会社を廃業してしまった場合は、新たに事業を起こす際に必要な許認可を再取得しなければなりません。休眠の場合は、休眠前に取得した許認可が取り消されることはないため、事業活動を再開する場合に再取得の必要はありません。
ただし、数年ごとに許認可が更新手続きを要する場合などは、取り扱いについて確認しておくことが必要です。

休眠することのデメリット

会社が存続するために多くのメリットを受けることができる休眠会社ですが、会社が存続するために生じるデメリットもあります。

手続や会社維持の費用

休眠する場合には届出書の提出が必要になりますが、専門家に依頼する場合には手数料が発生します。また、税金については、法人税や消費税は課税されませんが、法人住民税の均等割免除が適用されない場合には納税義務があり、土地や建物を所有している場合においては、休眠中であっても固定資産税が課税されます。不動産を所有していなくても、事務所を借りている場合は、家賃を支払わなくてはなりません。事業活動を休止して収益がない場合であっても、会社維持のための支払義務が発生します。

みなし解散のリスク

休眠の届出をしている場合であっても、最後の登記から12年が経過するとみなし解散の対象となります。法務局から通知が届いた場合は、役員変更等の必要な登記または「まだ事業を廃止していない」旨の届出をして、みなし解散となるのを防ぐ必要があります。

税務申告が必要

休眠している場合においても、会社は存続しているので税務申告をしなければなりません。税理士などの専門家に依頼している場合は、手数料も発生します。
ほとんどの会社は青色申告が適用されていますが、2期続けて確定申告をしなかった場合には青色申告が取り消されてしまいます。青色申告が取り消されると、欠損金の繰越控除や繰戻し還付が使えなくなり、税務上のメリットが消失してしまいます。
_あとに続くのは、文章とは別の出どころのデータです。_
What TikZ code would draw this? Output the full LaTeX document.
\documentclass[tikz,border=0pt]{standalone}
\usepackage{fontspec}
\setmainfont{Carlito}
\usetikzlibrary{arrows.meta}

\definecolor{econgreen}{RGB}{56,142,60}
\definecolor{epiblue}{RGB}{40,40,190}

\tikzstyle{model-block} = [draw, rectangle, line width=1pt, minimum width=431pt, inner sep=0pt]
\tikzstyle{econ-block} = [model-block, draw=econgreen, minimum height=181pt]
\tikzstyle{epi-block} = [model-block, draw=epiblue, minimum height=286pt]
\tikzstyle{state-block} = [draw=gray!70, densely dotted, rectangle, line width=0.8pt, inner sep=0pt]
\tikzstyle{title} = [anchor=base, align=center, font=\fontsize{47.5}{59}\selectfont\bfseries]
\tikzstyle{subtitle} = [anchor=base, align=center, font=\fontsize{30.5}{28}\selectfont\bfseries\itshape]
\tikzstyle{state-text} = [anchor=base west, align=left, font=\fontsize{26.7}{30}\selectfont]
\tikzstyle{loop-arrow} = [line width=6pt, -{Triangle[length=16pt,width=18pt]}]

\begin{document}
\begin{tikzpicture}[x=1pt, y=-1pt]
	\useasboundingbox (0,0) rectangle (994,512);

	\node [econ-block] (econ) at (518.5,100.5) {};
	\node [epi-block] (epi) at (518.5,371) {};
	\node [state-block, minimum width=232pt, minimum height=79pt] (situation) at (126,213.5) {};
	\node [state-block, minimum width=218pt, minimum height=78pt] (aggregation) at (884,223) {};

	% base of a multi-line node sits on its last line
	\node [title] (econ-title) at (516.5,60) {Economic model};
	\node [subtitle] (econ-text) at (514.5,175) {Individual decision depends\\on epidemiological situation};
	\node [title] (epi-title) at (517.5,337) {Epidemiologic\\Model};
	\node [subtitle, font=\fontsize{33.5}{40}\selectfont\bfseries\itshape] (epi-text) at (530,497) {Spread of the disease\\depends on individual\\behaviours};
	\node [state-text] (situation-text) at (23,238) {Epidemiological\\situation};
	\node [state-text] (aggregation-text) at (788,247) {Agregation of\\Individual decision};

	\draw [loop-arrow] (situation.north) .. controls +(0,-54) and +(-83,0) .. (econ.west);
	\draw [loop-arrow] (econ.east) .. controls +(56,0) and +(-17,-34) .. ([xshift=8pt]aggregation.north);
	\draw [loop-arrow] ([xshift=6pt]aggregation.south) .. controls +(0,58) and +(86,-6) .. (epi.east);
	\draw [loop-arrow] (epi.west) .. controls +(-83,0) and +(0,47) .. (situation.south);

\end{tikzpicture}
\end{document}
青色申告が取り消された後に再申請することは可能ですが、1年間は再申請することができません。

役員変更登記が必要

休眠中であっても役員の変更登記が必要です。休眠中も役員の任期は継続しているので、任期満了になれば重任または役員交代の登記をしなければなりません。役員変更登記は、変更が生じたときから2週間以内に行うことになっていますが、期間内に登記しなかった場合は、会社代表者に対して100万円以下の罰金が科せられる可能性もあるので注意が必要です。

休眠会社の手続き

休眠する場合および休眠から復活する場合には、一定の手続きが必要になります。

休眠する場合

会社を休眠するためには、各機関に届出書の提出が必要になります。主な提出先と提出書類は以下のとおりです。

①税務署
・異動届出書(休業する旨を記載)
・給与支払事務所等の開設・移転・廃止届出書
・消費税の納税義務者でなくなった旨の届出書

②都道府県税事務所
・異動届出書(休業する旨を記載)

③市区町村役場
・異動届出書(休業する旨を記載)

④年金事務所
・健康保険・厚生年金保険適用事業所全喪届

⑤労働基準監督署
・労働保険確定保険料申告書

⑥公共職業安定所
・雇用保険適用事業者廃止届

休眠から復活する場合

休眠から復活して事業活動を再開する場合にも、各機関に届出書の提出が必要です。主な提出先と必要書類は以下のとおりです。

①税務署
・異動届出書(再開の旨を記載)
・給与支払事務所等の開設・移転・廃止届出書

②都道府県税事務所
・異動届出書(再開の旨を記載)

③市区町村役場
・異動届出書(再開の旨を記載)

④年金事務所
・健康保険・厚生年金保険新規適用届

公共職業安定所
・雇用保険適用事業所設置届

休眠前に青色申告だった場合には、青色申告の承認が取り消されていないかの確認も必要です。取り消されていた場合は、改めて青色申告の承認申請書の提出が必要です。

休眠会社のMA

M&Aとは会社を合併・買収することです。休眠会社も通常の会社と同様に買収することができます。

買い手側のメリット・デメリット

休眠会社を買収するメリットには以下のようなものがあります。

・企業価値の高い会社を安価で買収できる可能性がある

・会社を新規設立する場合の手続きが不要

・休眠会社の許認可をそのまま引き継ぐことができる

・社歴を獲得することにより、信用力獲得が見込まれる

一方、デメリットには以下のようなものがあります。

・想定外の簿外資産を引き継ぐ場合がある

・休眠会社の過去の評判等が新たな事業活動に影響を及ぼす場合がある

売り手側のメリット・デメリット

休眠会社を売却するメリットには以下のようなものがあります。

・廃業に係る費用を抑えることができる

・高額で売却できる可能性がある

・節税できる場合がある

一方、デメリットには以下のようなものがあります。

・買い手探しが困難

・売却後に簿外債務などが見つかった場合は、損害賠償金や違約金が発生する可能性がある

まとめ

会社の休眠は、手続や費用の面で比較的選択しやすい方法ですが、休眠期間においても税務申告や登記は必要になるので、忘れずに対応しなければなりません。メリット・デメリットを理解して、会社にとって最適な方法を検討しましょう。